§ **WHAT THE TASK REQUIRES**
Set down every entry word for word. Omit the pictures.

§ **GIVEN RECORDS**
** start **

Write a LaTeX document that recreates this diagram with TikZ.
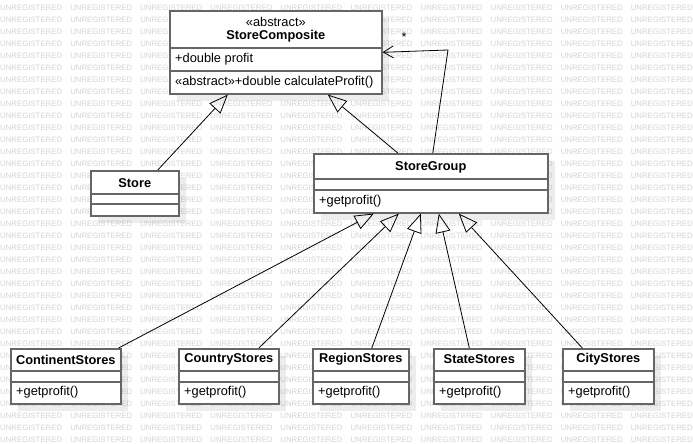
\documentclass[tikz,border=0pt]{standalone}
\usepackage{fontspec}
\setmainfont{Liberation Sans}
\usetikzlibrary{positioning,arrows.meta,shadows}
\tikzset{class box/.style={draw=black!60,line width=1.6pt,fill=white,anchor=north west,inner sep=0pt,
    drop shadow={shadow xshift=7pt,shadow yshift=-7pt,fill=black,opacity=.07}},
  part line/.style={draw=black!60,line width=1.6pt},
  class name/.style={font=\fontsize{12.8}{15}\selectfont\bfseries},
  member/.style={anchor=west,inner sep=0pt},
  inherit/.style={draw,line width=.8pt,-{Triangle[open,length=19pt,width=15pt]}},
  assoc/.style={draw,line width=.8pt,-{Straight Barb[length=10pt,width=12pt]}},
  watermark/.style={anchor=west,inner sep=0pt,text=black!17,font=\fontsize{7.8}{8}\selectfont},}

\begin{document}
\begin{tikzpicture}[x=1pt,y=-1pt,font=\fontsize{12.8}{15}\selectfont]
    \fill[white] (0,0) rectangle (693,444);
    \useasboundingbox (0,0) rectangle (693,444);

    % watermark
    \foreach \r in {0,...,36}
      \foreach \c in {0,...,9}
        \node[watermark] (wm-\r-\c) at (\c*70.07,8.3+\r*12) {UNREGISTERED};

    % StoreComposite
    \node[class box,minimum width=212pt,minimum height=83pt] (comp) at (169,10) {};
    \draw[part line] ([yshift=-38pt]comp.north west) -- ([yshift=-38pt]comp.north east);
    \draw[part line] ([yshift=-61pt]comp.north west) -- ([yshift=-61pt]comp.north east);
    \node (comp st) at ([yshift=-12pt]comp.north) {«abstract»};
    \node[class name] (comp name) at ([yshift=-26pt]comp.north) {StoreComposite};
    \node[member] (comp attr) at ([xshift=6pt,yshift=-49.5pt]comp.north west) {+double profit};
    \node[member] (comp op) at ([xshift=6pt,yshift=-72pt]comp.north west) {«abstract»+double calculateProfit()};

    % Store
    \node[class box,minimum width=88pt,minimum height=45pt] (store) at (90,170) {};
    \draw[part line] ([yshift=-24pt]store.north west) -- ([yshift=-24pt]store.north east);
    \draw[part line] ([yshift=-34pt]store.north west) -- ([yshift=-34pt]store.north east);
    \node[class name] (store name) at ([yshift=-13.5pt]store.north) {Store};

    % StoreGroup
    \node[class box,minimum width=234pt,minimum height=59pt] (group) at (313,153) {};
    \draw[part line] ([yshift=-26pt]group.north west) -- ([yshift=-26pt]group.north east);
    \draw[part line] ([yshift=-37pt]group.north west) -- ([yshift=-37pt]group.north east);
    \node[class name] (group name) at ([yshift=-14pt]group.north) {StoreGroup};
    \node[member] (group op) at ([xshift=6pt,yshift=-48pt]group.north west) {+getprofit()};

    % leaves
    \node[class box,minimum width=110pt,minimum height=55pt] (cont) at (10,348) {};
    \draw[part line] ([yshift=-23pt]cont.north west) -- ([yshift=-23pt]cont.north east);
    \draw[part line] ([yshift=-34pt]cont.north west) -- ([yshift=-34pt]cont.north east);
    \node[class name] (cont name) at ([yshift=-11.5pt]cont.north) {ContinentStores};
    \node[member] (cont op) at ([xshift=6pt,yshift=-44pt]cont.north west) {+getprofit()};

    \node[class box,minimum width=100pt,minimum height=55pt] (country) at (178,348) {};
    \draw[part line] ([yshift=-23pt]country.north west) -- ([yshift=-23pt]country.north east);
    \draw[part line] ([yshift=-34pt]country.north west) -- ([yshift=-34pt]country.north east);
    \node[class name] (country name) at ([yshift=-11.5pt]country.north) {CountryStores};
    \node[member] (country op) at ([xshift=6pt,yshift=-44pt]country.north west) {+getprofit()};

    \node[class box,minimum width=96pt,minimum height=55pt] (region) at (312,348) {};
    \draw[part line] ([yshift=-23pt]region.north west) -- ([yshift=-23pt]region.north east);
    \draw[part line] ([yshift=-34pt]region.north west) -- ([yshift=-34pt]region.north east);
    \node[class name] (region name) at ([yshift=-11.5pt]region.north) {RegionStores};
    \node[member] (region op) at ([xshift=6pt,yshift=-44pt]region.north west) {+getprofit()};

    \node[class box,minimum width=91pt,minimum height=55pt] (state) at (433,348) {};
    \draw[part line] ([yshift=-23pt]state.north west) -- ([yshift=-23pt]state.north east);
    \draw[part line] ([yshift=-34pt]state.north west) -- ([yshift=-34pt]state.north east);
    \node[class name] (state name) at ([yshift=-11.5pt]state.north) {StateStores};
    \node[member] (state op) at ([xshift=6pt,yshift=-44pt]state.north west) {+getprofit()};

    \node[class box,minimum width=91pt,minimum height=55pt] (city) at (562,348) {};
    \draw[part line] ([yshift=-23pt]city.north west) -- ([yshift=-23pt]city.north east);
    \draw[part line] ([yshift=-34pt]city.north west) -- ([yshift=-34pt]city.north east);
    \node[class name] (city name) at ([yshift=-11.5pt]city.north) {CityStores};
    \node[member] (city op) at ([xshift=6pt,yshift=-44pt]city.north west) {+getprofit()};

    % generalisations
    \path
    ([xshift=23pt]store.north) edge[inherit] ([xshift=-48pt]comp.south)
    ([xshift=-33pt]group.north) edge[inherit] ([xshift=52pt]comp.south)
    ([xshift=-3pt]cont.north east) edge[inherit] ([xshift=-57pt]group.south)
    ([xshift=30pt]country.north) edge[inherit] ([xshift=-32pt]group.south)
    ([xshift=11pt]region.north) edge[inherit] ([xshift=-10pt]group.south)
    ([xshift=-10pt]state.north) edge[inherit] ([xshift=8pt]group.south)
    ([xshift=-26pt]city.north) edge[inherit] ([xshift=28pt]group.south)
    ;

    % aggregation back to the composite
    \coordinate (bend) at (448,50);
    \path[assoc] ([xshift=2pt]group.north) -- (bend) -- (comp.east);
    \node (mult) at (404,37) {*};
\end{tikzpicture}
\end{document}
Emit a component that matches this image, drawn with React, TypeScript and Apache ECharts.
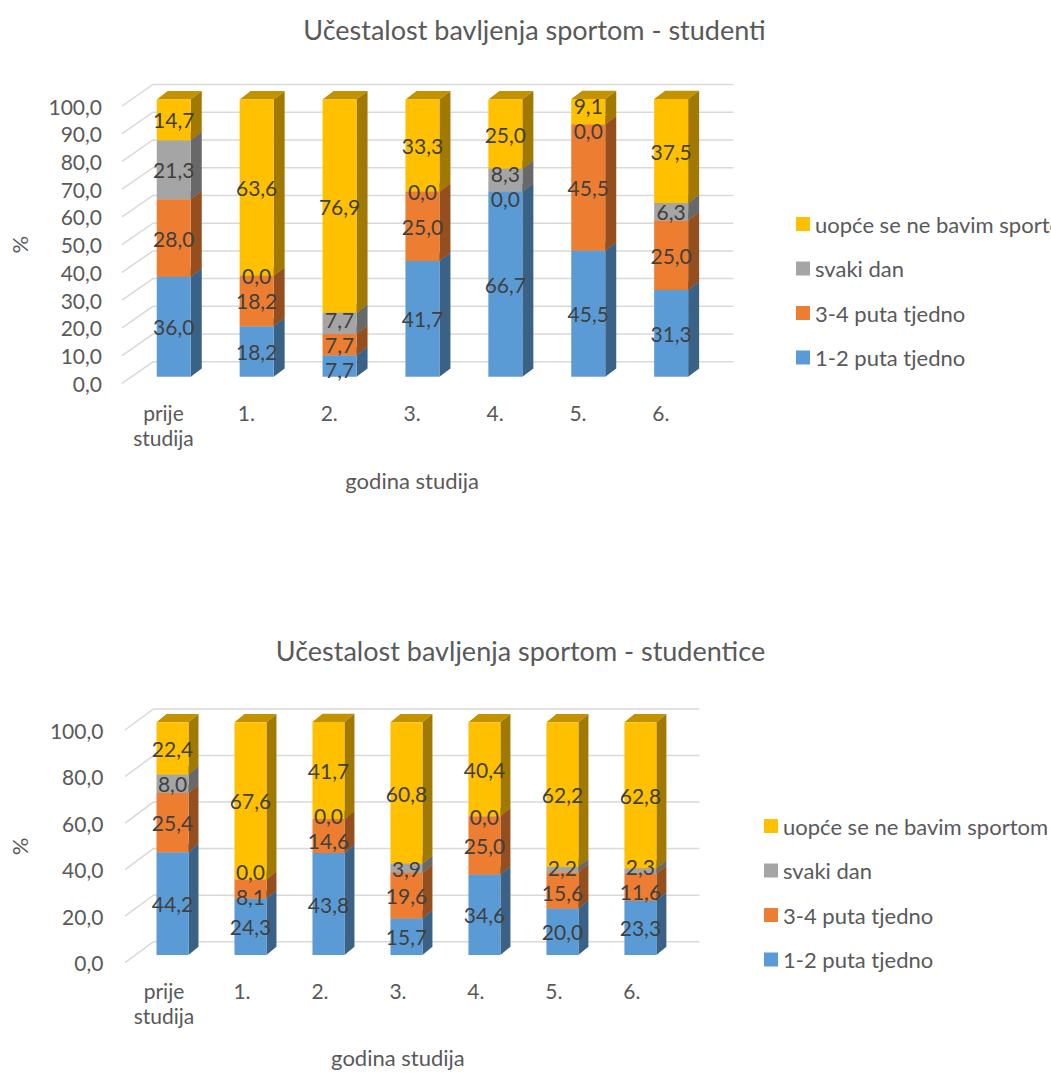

** end **

§ **RESULT BELOW**
Write a LaTeX document that recreates this diagram with TikZ.
\documentclass[tikz,border=0pt]{standalone}
\usepackage{fontspec}
\setmainfont{Liberation Sans}
\usetikzlibrary{positioning,arrows.meta,shadows}
\tikzset{class box/.style={draw=black!60,line width=1.6pt,fill=white,anchor=north west,inner sep=0pt,
    drop shadow={shadow xshift=7pt,shadow yshift=-7pt,fill=black,opacity=.07}},
  part line/.style={draw=black!60,line width=1.6pt},
  class name/.style={font=\fontsize{12.8}{15}\selectfont\bfseries},
  member/.style={anchor=west,inner sep=0pt},
  inherit/.style={draw,line width=.8pt,-{Triangle[open,length=19pt,width=15pt]}},
  assoc/.style={draw,line width=.8pt,-{Straight Barb[length=10pt,width=12pt]}},
  watermark/.style={anchor=west,inner sep=0pt,text=black!17,font=\fontsize{7.8}{8}\selectfont},}

\begin{document}
\begin{tikzpicture}[x=1pt,y=-1pt,font=\fontsize{12.8}{15}\selectfont]
    \fill[white] (0,0) rectangle (693,444);
    \useasboundingbox (0,0) rectangle (693,444);

    % watermark
    \foreach \r in {0,...,36}
      \foreach \c in {0,...,9}
        \node[watermark] (wm-\r-\c) at (\c*70.07,8.3+\r*12) {UNREGISTERED};

    % StoreComposite
    \node[class box,minimum width=212pt,minimum height=83pt] (comp) at (169,10) {};
    \draw[part line] ([yshift=-38pt]comp.north west) -- ([yshift=-38pt]comp.north east);
    \draw[part line] ([yshift=-61pt]comp.north west) -- ([yshift=-61pt]comp.north east);
    \node (comp st) at ([yshift=-12pt]comp.north) {«abstract»};
    \node[class name] (comp name) at ([yshift=-26pt]comp.north) {StoreComposite};
    \node[member] (comp attr) at ([xshift=6pt,yshift=-49.5pt]comp.north west) {+double profit};
    \node[member] (comp op) at ([xshift=6pt,yshift=-72pt]comp.north west) {«abstract»+double calculateProfit()};

    % Store
    \node[class box,minimum width=88pt,minimum height=45pt] (store) at (90,170) {};
    \draw[part line] ([yshift=-24pt]store.north west) -- ([yshift=-24pt]store.north east);
    \draw[part line] ([yshift=-34pt]store.north west) -- ([yshift=-34pt]store.north east);
    \node[class name] (store name) at ([yshift=-13.5pt]store.north) {Store};

    % StoreGroup
    \node[class box,minimum width=234pt,minimum height=59pt] (group) at (313,153) {};
    \draw[part line] ([yshift=-26pt]group.north west) -- ([yshift=-26pt]group.north east);
    \draw[part line] ([yshift=-37pt]group.north west) -- ([yshift=-37pt]group.north east);
    \node[class name] (group name) at ([yshift=-14pt]group.north) {StoreGroup};
    \node[member] (group op) at ([xshift=6pt,yshift=-48pt]group.north west) {+getprofit()};

    % leaves
    \node[class box,minimum width=110pt,minimum height=55pt] (cont) at (10,348) {};
    \draw[part line] ([yshift=-23pt]cont.north west) -- ([yshift=-23pt]cont.north east);
    \draw[part line] ([yshift=-34pt]cont.north west) -- ([yshift=-34pt]cont.north east);
    \node[class name] (cont name) at ([yshift=-11.5pt]cont.north) {ContinentStores};
    \node[member] (cont op) at ([xshift=6pt,yshift=-44pt]cont.north west) {+getprofit()};

    \node[class box,minimum width=100pt,minimum height=55pt] (country) at (178,348) {};
    \draw[part line] ([yshift=-23pt]country.north west) -- ([yshift=-23pt]country.north east);
    \draw[part line] ([yshift=-34pt]country.north west) -- ([yshift=-34pt]country.north east);
    \node[class name] (country name) at ([yshift=-11.5pt]country.north) {CountryStores};
    \node[member] (country op) at ([xshift=6pt,yshift=-44pt]country.north west) {+getprofit()};

    \node[class box,minimum width=96pt,minimum height=55pt] (region) at (312,348) {};
    \draw[part line] ([yshift=-23pt]region.north west) -- ([yshift=-23pt]region.north east);
    \draw[part line] ([yshift=-34pt]region.north west) -- ([yshift=-34pt]region.north east);
    \node[class name] (region name) at ([yshift=-11.5pt]region.north) {RegionStores};
    \node[member] (region op) at ([xshift=6pt,yshift=-44pt]region.north west) {+getprofit()};

    \node[class box,minimum width=91pt,minimum height=55pt] (state) at (433,348) {};
    \draw[part line] ([yshift=-23pt]state.north west) -- ([yshift=-23pt]state.north east);
    \draw[part line] ([yshift=-34pt]state.north west) -- ([yshift=-34pt]state.north east);
    \node[class name] (state name) at ([yshift=-11.5pt]state.north) {StateStores};
    \node[member] (state op) at ([xshift=6pt,yshift=-44pt]state.north west) {+getprofit()};

    \node[class box,minimum width=91pt,minimum height=55pt] (city) at (562,348) {};
    \draw[part line] ([yshift=-23pt]city.north west) -- ([yshift=-23pt]city.north east);
    \draw[part line] ([yshift=-34pt]city.north west) -- ([yshift=-34pt]city.north east);
    \node[class name] (city name) at ([yshift=-11.5pt]city.north) {CityStores};
    \node[member] (city op) at ([xshift=6pt,yshift=-44pt]city.north west) {+getprofit()};

    % generalisations
    \path
    ([xshift=23pt]store.north) edge[inherit] ([xshift=-48pt]comp.south)
    ([xshift=-33pt]group.north) edge[inherit] ([xshift=52pt]comp.south)
    ([xshift=-3pt]cont.north east) edge[inherit] ([xshift=-57pt]group.south)
    ([xshift=30pt]country.north) edge[inherit] ([xshift=-32pt]group.south)
    ([xshift=11pt]region.north) edge[inherit] ([xshift=-10pt]group.south)
    ([xshift=-10pt]state.north) edge[inherit] ([xshift=8pt]group.south)
    ([xshift=-26pt]city.north) edge[inherit] ([xshift=28pt]group.south)
    ;

    % aggregation back to the composite
    \coordinate (bend) at (448,50);
    \path[assoc] ([xshift=2pt]group.north) -- (bend) -- (comp.east);
    \node (mult) at (404,37) {*};
\end{tikzpicture}
\end{document}
Emit a component that matches this image, drawn with React, TypeScript and Apache ECharts.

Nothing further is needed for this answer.